When I come out of the water, I will be a Jew.

As a writer, I believe in the power of words, but there are things words cannot speak to, worlds that language cannot name. The mikvah, for me, is one of them. In the long year of classes, of learning Hebrew and making Shabbat, it has not occurred to me that the bath would be more than a rite, that I might truly be transformed. But when I emerge, I am different. My skin shines, as though every inch of me—inside and out—has been purified. I think of Shayna’s wisdom at my wedding, how she preserved the ritual so I could appreciate it fully at the proper moment. She was right. I turn to Degan now with the face of his wife, and with another woman’s face altogether.
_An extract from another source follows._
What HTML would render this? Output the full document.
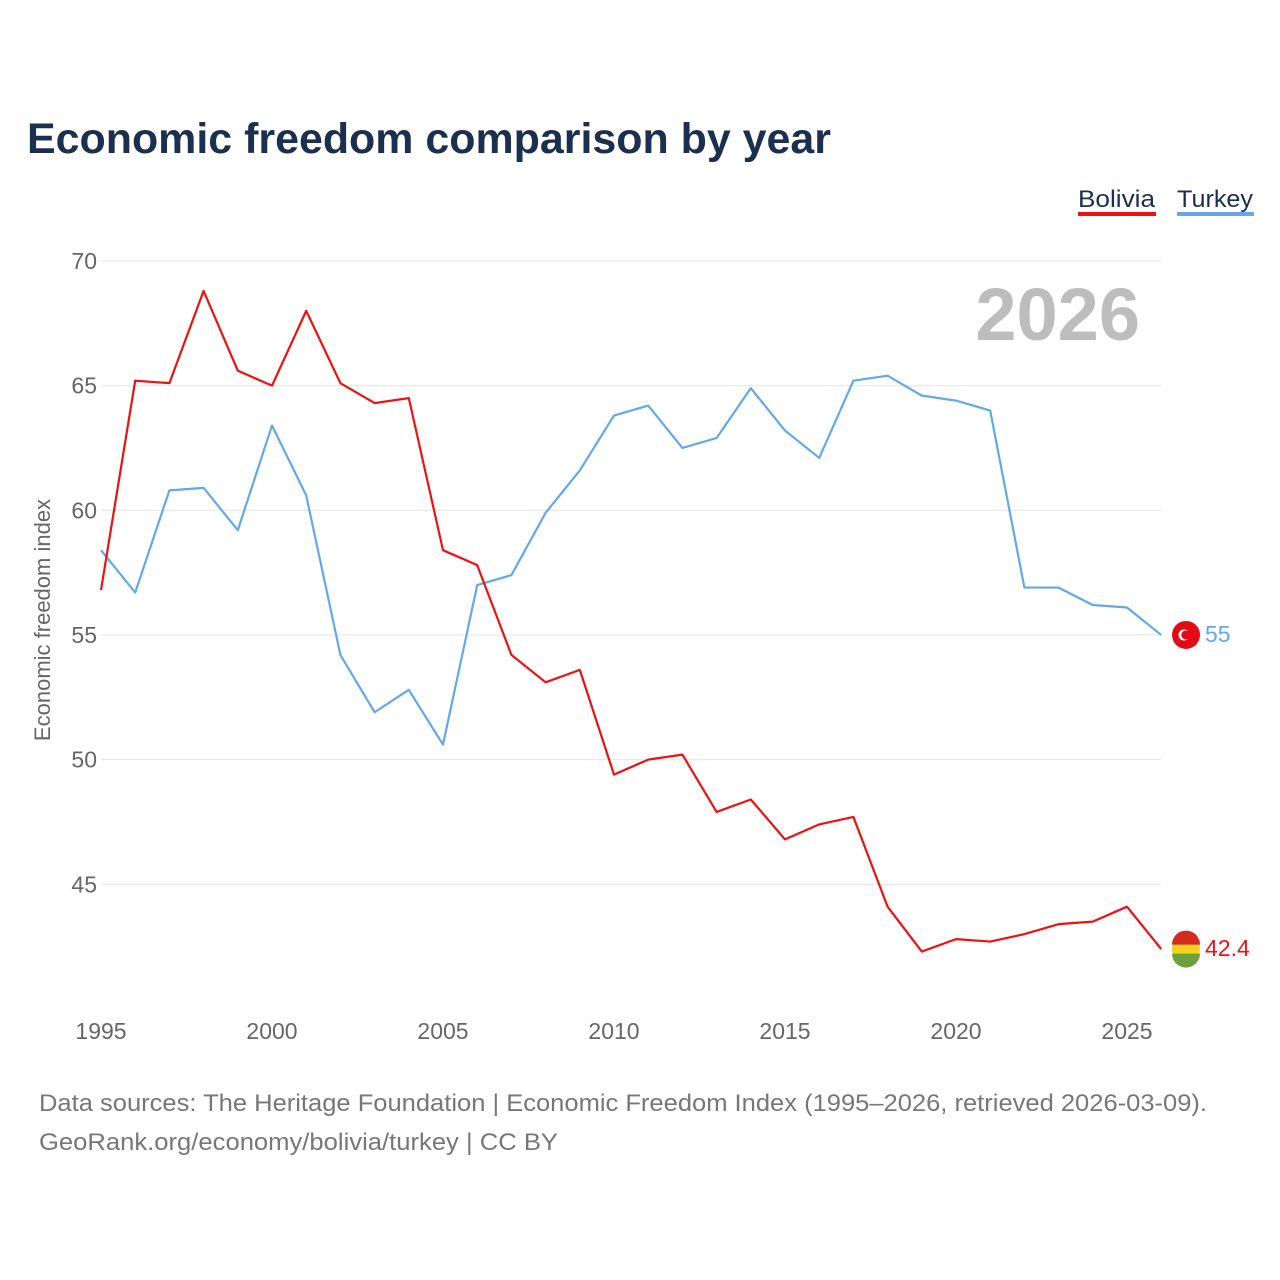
<!DOCTYPE html>
<html><head><meta charset="utf-8">
<style>
body{margin:0;background:#fff;font-family:"Liberation Sans",sans-serif;}
#wrap{position:relative;width:1280px;height:1280px;overflow:hidden;}
</style></head>
<body>
<div id="wrap">
<svg id="chart" width="1280" height="1280">
<text x="27" y="153" font-size="43" font-weight="bold" fill="#1b2f4e" textLength="804" lengthAdjust="spacingAndGlyphs">Economic freedom comparison by year</text>
<g><text x="1078" y="207" font-size="24" fill="#1b2f4e" textLength="77" lengthAdjust="spacingAndGlyphs">Bolivia</text><rect x="1078" y="212" width="78" height="4" fill="#ee1111"/></g>
<g><text x="1177" y="207" font-size="24" fill="#1b2f4e" textLength="76" lengthAdjust="spacingAndGlyphs">Turkey</text><rect x="1177" y="212" width="77" height="4" fill="#64a8ea"/></g>
<text x="1140" y="340" font-size="74" font-weight="bold" fill="#bdbdbd" text-anchor="end">2026</text>
<g id="grid"></g><g id="xt"></g><g id="lines"></g>
<text transform="translate(50,620) rotate(-90)" font-size="22" fill="#666" text-anchor="middle">Economic freedom index</text>
<text x="39" y="1111" font-size="24" fill="#777" textLength="1168" lengthAdjust="spacingAndGlyphs">Data sources: The Heritage Foundation | Economic Freedom Index (1995–2026, retrieved 2026-03-09).</text>
<text x="39" y="1150" font-size="24" fill="#777" textLength="519" lengthAdjust="spacingAndGlyphs">GeoRank.org/economy/bolivia/turkey | CC BY</text>
</svg>
</div>
<script>
const years=[1995,1996,1997,1998,1999,2000,2001,2002,2003,2004,2005,2006,2007,2008,2009,2010,2011,2012,2013,2014,2015,2016,2017,2018,2019,2020,2021,2022,2023,2024,2025,2026];
const bolivia=[56.8,65.2,65.1,68.8,65.6,65.0,68.0,65.1,64.3,64.5,58.4,57.8,54.2,53.1,53.6,49.4,50.0,50.2,47.9,48.4,46.8,47.4,47.7,44.1,42.3,42.8,42.7,43.0,43.4,43.5,44.1,42.4];
const turkey=[58.4,56.7,60.8,60.9,59.2,63.4,60.6,54.2,51.9,52.8,50.6,57.0,57.4,59.9,61.6,63.8,64.2,62.5,62.9,64.9,63.2,62.1,65.2,65.4,64.6,64.4,64.0,56.9,56.9,56.2,56.1,55.0];
const yTicks=[45,50,55,60,65,70];
const xTicks=[1995,2000,2005,2010,2015,2020,2025];
const X=y=>101+(y-1995)*34.2;
const Y=v=>261+(70-v)*24.93;
const NS="http://www.w3.org/2000/svg";
function mk(t,a,p){const e=document.createElementNS(NS,t);for(const k in a)e.setAttribute(k,a[k]);p.appendChild(e);return e;}
const g=document.getElementById('grid');
yTicks.forEach(v=>{
 const l=mk('line',{x1:101,x2:1161,y1:Y(v),y2:Y(v),stroke:'#e6e6e6','stroke-width':1},g);
 
 
 const t=mk('text',{x:97,y:Y(v)+8,'font-size':23,fill:'#666','text-anchor':'end'},g);t.textContent=v;
 
 
});
const xt=document.getElementById('xt');
xTicks.forEach(v=>{
 const t=mk('text',{x:X(v),y:1039,'font-size':23,fill:'#666','text-anchor':'middle'},xt);t.textContent=v;
 
 
});
const L=document.getElementById('lines');
function series(vals,col,name){
 const p=mk('polyline',{points:vals.map((v,i)=>X(years[i])+','+Y(v)).join(' '),fill:'none',stroke:col,'stroke-width':2.2,'stroke-linejoin':'round'},L);
 
 
 const last=vals[vals.length-1],cy=Y(last);
 const c=mk('circle',{cx:1186,cy:cy,r:14,fill:name=='bolivia'?'#f4d21f':'#e30a17'},L);
 
 
 if(name=='bolivia'){
  mk('path',{d:`M1172 ${cy-4.5} A14 14 0 0 1 1200 ${cy-4.5} Z`,fill:'#d52b1e'},L);
  mk('path',{d:`M1172 ${cy+4.5} A14 14 0 0 0 1200 ${cy+4.5} Z`,fill:'#6e9f3a'},L);
 }else{
  mk('circle',{cx:1184,cy:cy,r:5.5,fill:'#fff'},L);
  mk('circle',{cx:1185.8,cy:cy,r:4.5,fill:'#e30a17'},L);
 }
 const t=mk('text',{x:1205,y:cy+7,'font-size':23,fill:col},L);t.textContent=last;
 
 
}
series(turkey,'#64a8ea','turkey');
series(bolivia,'#ee1111','bolivia');
</script>
</body></html>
Outside, the June day is blustery and bright. I blink in the sunshine. There is a playground beside the school, and beyond it a small grove of trees. We linger on our backs, looking up at the sky. The clouds make a canoe, a mother duck followed by a trail of ducklings. I twirl a thick blade of grass between my thumb and forefinger and lazily brush an ant off my calf. Basking in the warmth, the sense of completion. Degan rolls onto his side, props his head up with his elbow. He pushes a gift-wrapped bag toward me. Inside are two small packages. I unwrap them carefully: a Magen David, or Star of David, to wear on a chain around my neck, and a beautiful mezuzah for our new home. I touch each object, my fingers taking them in, learning what they mean about who I now am.

Eventually we get in the car to drive home. On our way, we stop at the downtown synagogue where we will be picking up our organic vegetable share every Tuesday throughout the summer. I look around at the families choosing peppers and pears, children up on their fathers’ shoulders, a small boy in an even smaller kippah. After my long exile, these are my people. There is no uncertainty, nothing halfway about it. All at once, I belong.
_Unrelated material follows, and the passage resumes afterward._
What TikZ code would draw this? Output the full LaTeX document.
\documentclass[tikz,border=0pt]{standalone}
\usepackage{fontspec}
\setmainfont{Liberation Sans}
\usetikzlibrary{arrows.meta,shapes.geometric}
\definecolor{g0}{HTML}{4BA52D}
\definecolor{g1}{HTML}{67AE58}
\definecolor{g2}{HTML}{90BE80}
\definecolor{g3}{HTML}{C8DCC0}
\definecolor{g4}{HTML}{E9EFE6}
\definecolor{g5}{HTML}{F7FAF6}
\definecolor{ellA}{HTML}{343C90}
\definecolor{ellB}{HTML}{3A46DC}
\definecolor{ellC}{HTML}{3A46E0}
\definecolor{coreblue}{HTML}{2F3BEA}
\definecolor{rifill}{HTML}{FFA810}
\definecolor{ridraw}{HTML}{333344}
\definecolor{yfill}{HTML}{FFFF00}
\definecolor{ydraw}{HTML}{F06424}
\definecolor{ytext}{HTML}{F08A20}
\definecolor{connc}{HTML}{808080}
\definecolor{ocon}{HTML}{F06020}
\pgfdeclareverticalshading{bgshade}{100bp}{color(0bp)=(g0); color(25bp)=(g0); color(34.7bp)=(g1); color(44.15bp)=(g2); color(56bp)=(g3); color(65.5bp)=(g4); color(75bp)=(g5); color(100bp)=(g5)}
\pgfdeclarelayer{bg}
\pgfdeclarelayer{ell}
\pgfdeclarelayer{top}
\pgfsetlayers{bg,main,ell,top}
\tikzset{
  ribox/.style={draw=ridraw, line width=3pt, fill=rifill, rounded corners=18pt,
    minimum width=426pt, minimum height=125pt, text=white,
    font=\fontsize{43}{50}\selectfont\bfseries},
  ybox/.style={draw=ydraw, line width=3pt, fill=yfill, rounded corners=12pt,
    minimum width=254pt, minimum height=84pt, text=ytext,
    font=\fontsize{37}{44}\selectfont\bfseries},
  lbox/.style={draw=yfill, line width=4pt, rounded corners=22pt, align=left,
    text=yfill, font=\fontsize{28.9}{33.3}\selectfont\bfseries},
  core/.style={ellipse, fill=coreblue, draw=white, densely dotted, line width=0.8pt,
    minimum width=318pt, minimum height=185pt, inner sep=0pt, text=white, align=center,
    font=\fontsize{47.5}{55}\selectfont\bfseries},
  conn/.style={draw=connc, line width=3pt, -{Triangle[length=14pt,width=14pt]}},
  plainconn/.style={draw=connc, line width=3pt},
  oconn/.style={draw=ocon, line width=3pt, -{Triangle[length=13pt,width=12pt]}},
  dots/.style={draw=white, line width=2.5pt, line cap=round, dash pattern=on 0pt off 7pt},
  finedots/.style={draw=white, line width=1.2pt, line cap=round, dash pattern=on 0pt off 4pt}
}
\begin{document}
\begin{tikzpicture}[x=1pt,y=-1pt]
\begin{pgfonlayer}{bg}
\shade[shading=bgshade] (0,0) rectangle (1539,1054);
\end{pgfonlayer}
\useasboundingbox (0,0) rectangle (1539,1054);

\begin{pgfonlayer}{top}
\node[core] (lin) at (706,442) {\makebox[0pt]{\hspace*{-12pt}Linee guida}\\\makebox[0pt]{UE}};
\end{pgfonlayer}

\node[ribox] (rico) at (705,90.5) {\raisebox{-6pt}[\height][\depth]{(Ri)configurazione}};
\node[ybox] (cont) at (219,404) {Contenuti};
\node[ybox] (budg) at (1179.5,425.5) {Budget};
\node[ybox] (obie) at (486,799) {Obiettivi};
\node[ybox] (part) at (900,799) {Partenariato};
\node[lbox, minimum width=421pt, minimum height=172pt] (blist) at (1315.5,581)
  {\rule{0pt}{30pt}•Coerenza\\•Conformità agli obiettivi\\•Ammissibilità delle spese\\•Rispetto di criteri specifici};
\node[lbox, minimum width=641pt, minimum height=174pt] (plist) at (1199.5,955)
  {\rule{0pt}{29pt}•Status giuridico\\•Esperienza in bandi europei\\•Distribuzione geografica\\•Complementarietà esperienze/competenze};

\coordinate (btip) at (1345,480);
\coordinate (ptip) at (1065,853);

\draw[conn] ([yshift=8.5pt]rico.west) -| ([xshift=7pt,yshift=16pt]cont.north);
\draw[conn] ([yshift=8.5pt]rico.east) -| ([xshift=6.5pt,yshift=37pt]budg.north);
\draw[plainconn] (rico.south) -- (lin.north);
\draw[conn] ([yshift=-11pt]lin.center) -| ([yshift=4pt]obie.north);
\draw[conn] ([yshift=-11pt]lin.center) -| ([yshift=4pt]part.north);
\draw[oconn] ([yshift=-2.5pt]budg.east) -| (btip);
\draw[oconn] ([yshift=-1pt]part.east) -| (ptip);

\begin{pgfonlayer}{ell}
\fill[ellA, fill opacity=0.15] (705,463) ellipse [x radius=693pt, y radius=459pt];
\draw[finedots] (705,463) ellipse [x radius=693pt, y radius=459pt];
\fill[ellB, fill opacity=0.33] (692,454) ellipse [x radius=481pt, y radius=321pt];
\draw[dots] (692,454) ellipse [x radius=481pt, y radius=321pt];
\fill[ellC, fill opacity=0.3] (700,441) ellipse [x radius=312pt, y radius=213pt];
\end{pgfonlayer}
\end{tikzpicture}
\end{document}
At home, I fall into bed in utter exhaustion. I sleep on my side, my belly out in front of me like a huge crystal ball. An oracle. I feel our daughter’s foot, the curved world of her head, and dream the colour orange and the smell of baking cardamom. I wake to a phone message from Shayna. She tells me mazel tov, and to check outside my front door. I find blueberries, kosher cookies, a huge bouquet of lilies.

I turn on the computer. An email from Rabbi Klein is waiting: “You’ve worked hard for this, Alie. Fighting history isn’t easy.”
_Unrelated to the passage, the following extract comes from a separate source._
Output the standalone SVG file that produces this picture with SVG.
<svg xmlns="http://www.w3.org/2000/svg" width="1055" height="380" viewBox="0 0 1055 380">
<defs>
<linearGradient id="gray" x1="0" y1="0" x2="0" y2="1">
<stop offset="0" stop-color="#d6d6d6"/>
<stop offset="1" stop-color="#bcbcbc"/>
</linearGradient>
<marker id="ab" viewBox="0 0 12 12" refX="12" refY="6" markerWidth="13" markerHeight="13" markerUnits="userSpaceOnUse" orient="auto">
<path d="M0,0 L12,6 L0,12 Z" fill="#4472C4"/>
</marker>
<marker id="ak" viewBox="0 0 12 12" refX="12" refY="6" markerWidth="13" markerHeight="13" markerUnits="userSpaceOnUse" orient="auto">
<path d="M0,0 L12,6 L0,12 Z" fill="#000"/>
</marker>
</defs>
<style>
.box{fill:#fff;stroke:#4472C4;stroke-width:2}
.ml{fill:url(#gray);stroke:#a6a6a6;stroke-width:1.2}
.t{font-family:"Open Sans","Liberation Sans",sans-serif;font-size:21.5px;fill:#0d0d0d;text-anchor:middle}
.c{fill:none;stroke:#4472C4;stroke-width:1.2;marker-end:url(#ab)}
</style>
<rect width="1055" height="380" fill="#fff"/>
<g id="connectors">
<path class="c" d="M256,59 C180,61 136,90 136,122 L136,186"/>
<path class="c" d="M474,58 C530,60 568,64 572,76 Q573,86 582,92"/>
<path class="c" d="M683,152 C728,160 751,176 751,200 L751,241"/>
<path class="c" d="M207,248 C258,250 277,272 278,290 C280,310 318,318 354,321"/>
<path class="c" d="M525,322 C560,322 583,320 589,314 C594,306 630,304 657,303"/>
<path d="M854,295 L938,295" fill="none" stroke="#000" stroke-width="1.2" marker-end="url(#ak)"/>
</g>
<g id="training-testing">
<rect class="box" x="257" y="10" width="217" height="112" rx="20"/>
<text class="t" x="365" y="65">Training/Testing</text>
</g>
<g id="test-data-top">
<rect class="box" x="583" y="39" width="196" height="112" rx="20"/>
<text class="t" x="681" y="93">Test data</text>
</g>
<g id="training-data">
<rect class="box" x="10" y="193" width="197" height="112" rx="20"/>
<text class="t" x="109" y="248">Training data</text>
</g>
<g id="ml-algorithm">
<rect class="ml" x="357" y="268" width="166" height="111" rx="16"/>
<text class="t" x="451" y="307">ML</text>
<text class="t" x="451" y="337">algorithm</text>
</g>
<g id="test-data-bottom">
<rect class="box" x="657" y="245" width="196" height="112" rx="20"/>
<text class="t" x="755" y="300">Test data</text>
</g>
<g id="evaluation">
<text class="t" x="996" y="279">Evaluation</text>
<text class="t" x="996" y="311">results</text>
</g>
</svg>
And one from Jordan, who twenty years earlier on the playground saw me for what I really was. “So it’s come to this, has it?” he writes. “You are officially Jewish. Well, welcome. Is it strange?”

Eli and I have been in touch a bit over the past weeks, and his response to my news is a single word: “Hooray!”

The last email comes from Dad. He is in Europe—in Prague, as fate would have it. He writes to tell me he went to synagogue on Shabbos morning. When he arrived, the rabbi asked about his background. Ten Jewish males make up a minyan, the minimum required for the public aspects of prayer. At the synagogue in Prague there were rarely enough. Today, there were nine. Until Dad arrived. The rabbi questioned him at length about his background and finally declared him a full Jew. My father’s presence made for great celebration. Because he was there, they could bring out the Torah.